Dennis Kucinich does. The four-term U.S. representative from Ohio is now running for the Democratic presidential nomination. And some media pundits find his anti-war views outrageous. A few weeks before President Bush launched an undeclared war on Iraq, "liberal" Washington Post columnist Richard Cohen declared his own war on Kucinich. The main trigger for Cohen's wrath was that the member of Congress had dared to identify oil as "the strongest incentive" for the impending war.
Cohen claimed to be shocked shocked shocked. The first word of his column was "liar." From there, the Post columnist peppered his piece with references to Kucinich as an "indomitable demagogue" and a "fool" who was "repeating a lie." But Cohen would have done well to re-read a front page of his own newspaper. Five months earlier, on Sept. 15, a page-one Post report carried the headline "In Iraqi War Scenario, Oil Is Key Issue; U.S. Drillers Eye Huge Petroleum Pool." In the article, Ahmed Chalabi, the leader of the U.S.-backed Iraqi National Congress, said that he favored the creation of a U.S.-led consortium to develop oil fields in a post-Saddam Iraq: "American companies will have a big shot at Iraqi oil."
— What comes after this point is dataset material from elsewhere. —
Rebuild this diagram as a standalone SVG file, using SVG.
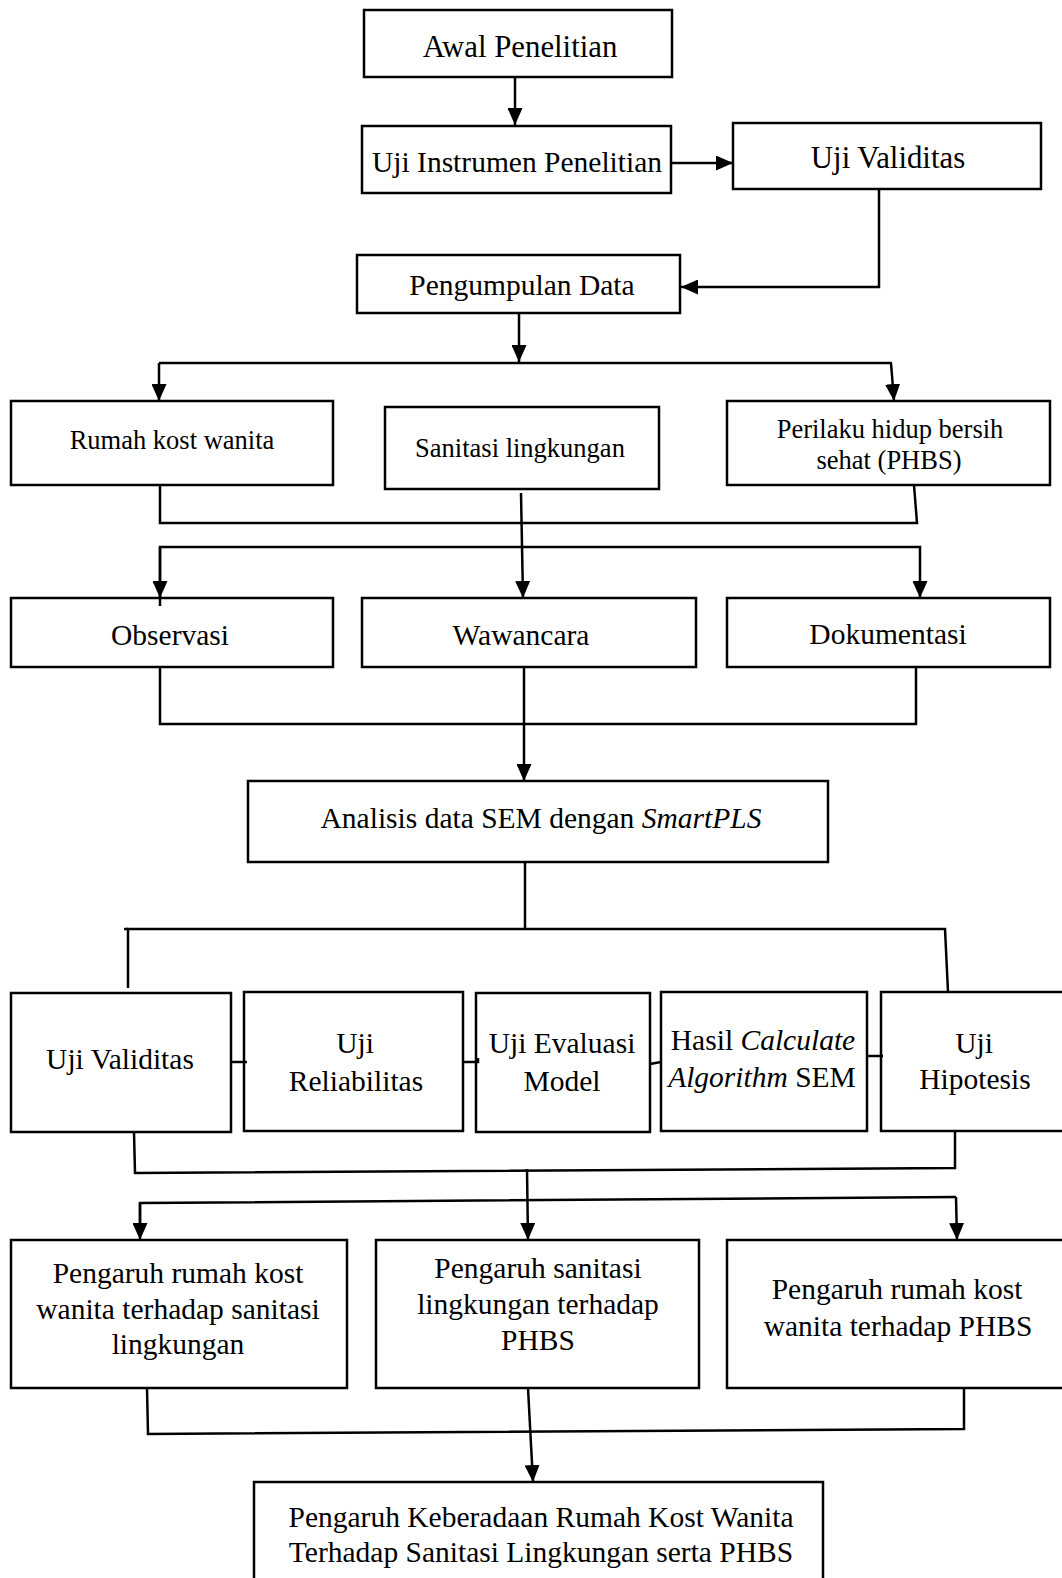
<svg xmlns="http://www.w3.org/2000/svg" width="1062" height="1578" viewBox="0 0 1062 1578">
<style>
rect{fill:#fff;stroke:#000;stroke-width:2.5}
text{font-family:"Liberation Serif","Times New Roman",serif;font-size:29.5px;fill:#000;text-anchor:middle}
text.s{font-size:26.5px}
text.l{font-size:30.8px}
.c polyline,.c line{fill:none;stroke:#000;stroke-width:2.5}
.a{marker-end:url(#ah)}
</style>
<defs>
<marker id="ah" markerUnits="userSpaceOnUse" markerWidth="17" markerHeight="15" viewBox="0 0 17 15" refX="17" refY="7.5" orient="auto">
<path d="M0,0 L17,7.5 L0,15 Z" fill="#000"/>
</marker>
</defs>
<rect x="0" y="0" width="1062" height="1578" style="stroke:none"/>
<g id="awal"><rect x="364" y="10" width="308" height="67"/><text class="l" x="520" y="57">Awal Penelitian</text></g>
<g id="instrumen"><rect x="362" y="126" width="309" height="67"/><text x="517" y="172">Uji Instrumen Penelitian</text></g>
<g id="validitas1"><rect x="733" y="123" width="308" height="66"/><text class="l" x="888" y="168">Uji Validitas</text></g>
<g id="pengumpulan"><rect x="357" y="255" width="323" height="58"/><text x="522" y="295">Pengumpulan Data</text></g>
<g id="rumah"><rect x="11" y="401" width="322" height="84"/><text class="s" x="172" y="449">Rumah kost wanita</text></g>
<g id="sanitasi"><rect x="385" y="407" width="274" height="82"/><text class="s" x="520" y="457">Sanitasi lingkungan</text></g>
<g id="perilaku"><rect x="727" y="401" width="323" height="84"/><text class="s" x="890" y="438">Perilaku hidup bersih</text><text class="s" x="889" y="469">sehat (PHBS)</text></g>
<g id="observasi"><rect x="11" y="598" width="322" height="69"/><text x="170" y="645">Observasi</text></g>
<g id="wawancara"><rect x="362" y="598" width="334" height="69"/><text x="521" y="645">Wawancara</text></g>
<g id="dokumentasi"><rect x="727" y="598" width="323" height="69"/><text x="888" y="644">Dokumentasi</text></g>
<g id="analisis"><rect x="248" y="781" width="580" height="81"/><text x="541" y="828">Analisis data SEM dengan <tspan font-style="italic">SmartPLS</tspan></text></g>
<g id="validitas2"><rect x="11" y="993" width="220" height="139"/><text x="120" y="1069">Uji Validitas</text></g>
<g id="reliabilitas"><rect x="244" y="992" width="219" height="139"/><text x="355" y="1053">Uji</text><text x="356" y="1091">Reliabilitas</text></g>
<g id="evaluasi"><rect x="476" y="993" width="174" height="139"/><text x="562" y="1053">Uji Evaluasi</text><text x="562" y="1091">Model</text></g>
<g id="hasil"><rect x="661" y="992" width="206" height="139"/><text x="763" y="1050">Hasil <tspan font-style="italic">Calculate</tspan></text><text x="762" y="1087"><tspan font-style="italic">Algorithm</tspan> SEM</text></g>
<g id="hipotesis"><rect x="881" y="992" width="190" height="139"/><text x="974" y="1053">Uji</text><text x="975" y="1089">Hipotesis</text></g>
<g id="p1"><rect x="11" y="1240" width="336" height="148"/><text x="178" y="1283">Pengaruh rumah kost</text><text x="178" y="1319">wanita terhadap sanitasi</text><text x="178" y="1354">lingkungan</text></g>
<g id="p2"><rect x="376" y="1240" width="323" height="148"/><text x="538" y="1278">Pengaruh sanitasi</text><text x="538" y="1314">lingkungan terhadap</text><text x="538" y="1350">PHBS</text></g>
<g id="p3"><rect x="727" y="1240" width="345" height="148"/><text x="897" y="1299">Pengaruh rumah kost</text><text x="898" y="1336">wanita terhadap PHBS</text></g>
<g id="final"><rect x="254" y="1482" width="569" height="110"/><text x="541" y="1527">Pengaruh Keberadaan Rumah Kost Wanita</text><text x="541" y="1562">Terhadap Sanitasi Lingkungan serta PHBS</text></g>
<g class="c" id="connectors">
<line class="a" x1="515" y1="77" x2="515" y2="125"/>
<line class="a" x1="671" y1="163" x2="733" y2="163"/>
<polyline class="a" points="879,189 879,287 681,287"/>
<line class="a" x1="519" y1="313" x2="519" y2="362"/>
<polyline points="159,363 892,363"/>
<line class="a" x1="159" y1="363" x2="159" y2="401"/>
<line class="a" x1="891" y1="363" x2="894" y2="401"/>
<polyline points="160,485 160,523 917,523 914,485"/>
<line class="a" x1="521" y1="493" x2="523" y2="598"/>
<polyline class="a" points="160,606 160,547 920,547 920,598"/>
<line class="a" x1="160" y1="547" x2="160" y2="598"/>
<polyline points="160,667 160,724 916,724 916,667"/>
<line class="a" x1="524" y1="667" x2="524" y2="781"/>
<line x1="525" y1="862" x2="525" y2="929"/>
<polyline points="128,988 128,929 945,929 948,992"/>
<line x1="124" y1="929" x2="128" y2="929"/>
<line x1="231" y1="1062" x2="247" y2="1062"/>
<polyline points="463,1062 478,1062 478,1058"/>
<line x1="650" y1="1064" x2="661" y2="1062"/>
<line x1="867" y1="1056" x2="883" y2="1056"/>
<polyline points="134,1132 135,1173 955,1168 955,1132"/>
<line class="a" x1="527" y1="1169" x2="528" y2="1240"/>
<polyline points="140,1225 140,1203 956,1197"/>
<line class="a" x1="140" y1="1203" x2="140" y2="1240"/>
<line class="a" x1="956" y1="1197" x2="957" y2="1240"/>
<polyline points="147,1388 148,1434 964,1429 964,1388"/>
<line class="a" x1="528" y1="1388" x2="533" y2="1482"/>
</g>
</svg>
The same Post article quoted former CIA Director James Woolsey -- a Chalabi supporter who, according to a Legal Times story, has been on the payroll of Chalabi's group. Woolsey said: "France and Russia have oil companies and interests in Iraq. They should be told that if they are of assistance in moving Iraq toward decent government, we'll do the best we can to ensure that the new government and American companies work closely with them. If they throw in their lot with Saddam, it will be difficult to the point of impossible to persuade the new Iraqi government to work with them." As many business pages have long highlighted, it's actually quite reasonable to identify oil as key to U.S. policy toward Iraq. But such talk from a presidential candidate causes some people to become incensed. That hardly makes Kucinich a "liar." On the contrary, it simply makes him a pariah in the media realms patrolled by the likes of Richard Cohen.
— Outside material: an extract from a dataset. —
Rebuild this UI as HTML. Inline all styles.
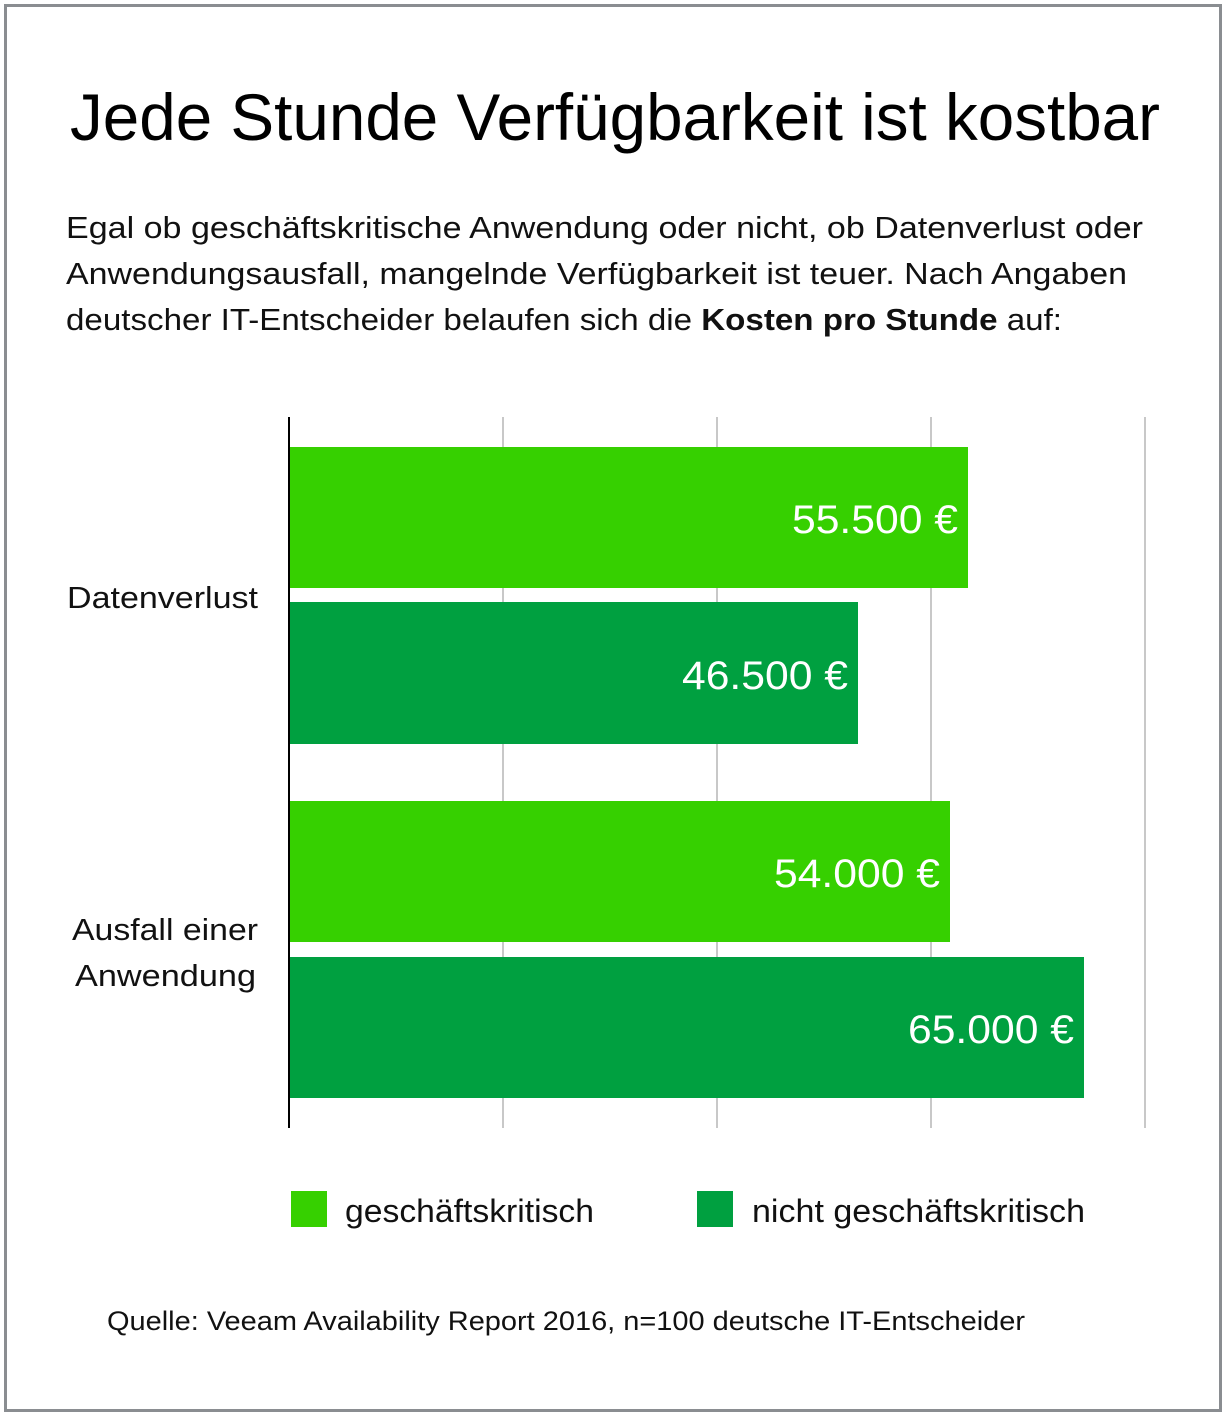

Similar media gendarmes are on patrol over the airwaves. The giant corporate owner of more than 1,200 radio stations, Clear Channel, syndicates talk radio host Glenn Beck to scores of stations nationwide -- and Beck is enraged about Kucinich. Days before the all-out war on Iraq began, Beck discussed spontaneous combustion and then said: "Every night I get down on my knees and pray that Dennis Kucinich will burst into flames." Beck has been a chief on-air organizer of de facto pro-war rallies promoted by Clear Channel, a monopolistic corporation with close ties to President Bush. Those rallies included vilification of the Dixie Chicks, a country music group that earned the wrath of hyper-patriots several weeks ago when lead singer Natalie Maines, a Texan, said she was ashamed to be from the same state as Bush.
While the controversy did not do much harm to sales of their music, the Dixie Chicks have suffered a sharp drop in air play. Most fans don't seem to mind the anti-war sentiment, but some radio industry executives sure do. "What's clear is that in these days of highly concentrated media ownership," says the Chicago area's Daily Herald, "there is an immense amount of pressure to not make waves." In a new statement that voiced support for the Dixie Chicks as "terrific American artists expressing American values by using their American right to free speech," rocker Bruce Springsteen condemned "the pressure coming from the government and big business to enforce conformity of thought concerning the war and politics." Being a dissenter from conventional wisdom has always involved risks -- but rarely have major media powerhouses in the United States been so eager to dismiss thoughtful opinions with the wave of a patriotic wand.